Once you have made the right investment decision, zeroed on the funds and invested, you should check your portfolio once in six months or a year. This should be enough; we say so because frequently viewing your portfolio could lead to irrational decisions. Let us explain with an example. Suppose you invested in three equity funds for the next 5 years to achieve your goal of buying a car. Equity investments are volatile in nature and the value keeps on moving up and down all the time. If you are looking at this portfolio hourly or daily, you might be tempted to act out of greed or fear. This action could be disastrous, there is a saying that “money in equities is made by waiting”. If you have invested correctly and are looking to do so for 10 years then why do you need to view it daily? If these three funds will be down 20%, fear will overtake and signal your mind to sell, or if it is up 30%, greed will tell you to invest more.
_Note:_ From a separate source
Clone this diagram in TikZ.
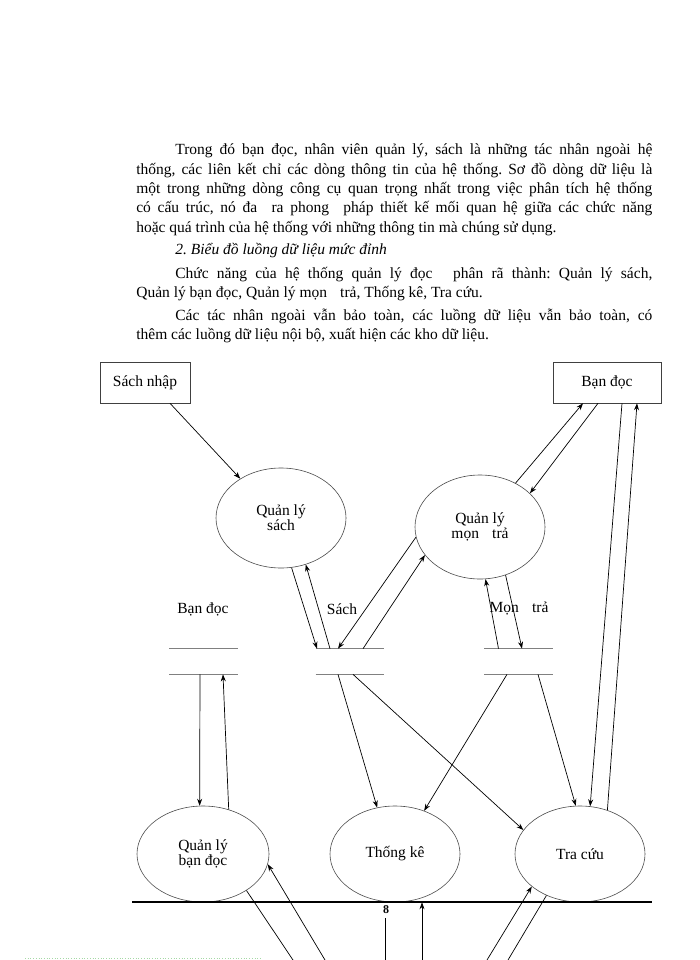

This is a natural phenomenon in every human being but success in investing depends on our behaviour more than skills or knowledge. Over a long period of time, there is not much difference in the best and the average performing fund. Even if you stick around in the average performing fund, you would do well. Once you are checking your portfolio every 6 months or a year, there could be factors that will warrant a deeper review and rebalancing of the portfolio. These are the factors one needs to keep in mind:
Fund Manager – If there is a change in the fund manager of the fund, you should analyze who is taking over that fund and discuss with your advisor the impact it would have on that fund. Every fund manager has his/her own style of managing funds and it could have a bearing on the performance of that fund.
Scheme Merger – Suppose you invested in scheme A which is a large-cap equity fund but after some time the mutual fund company merged it into scheme B which is a multi-cap fund. In this case, your initial objective of allocating to a large-cap fund is nullified, so you need to withdraw from that fund and invest in some other large-cap fund.
Closure of Fund – There can be instances when due to certain reasons a fund might be closing and returning money back to the investors. In this case, an advance communication is made by the mutual fund and you might have to make changes in your portfolio.
Fund Performance – Though 6 months or a year is a short time to review fund performance, there can be instances when a fund performs very badly. In this case, you need to understand the reasons for such a performance and take the necessary steps.
Checking and reviewing your portfolio can be injurious to your financial health. We recommend checking once or twice in a year and take the necessary steps to rebalance whenever necessary.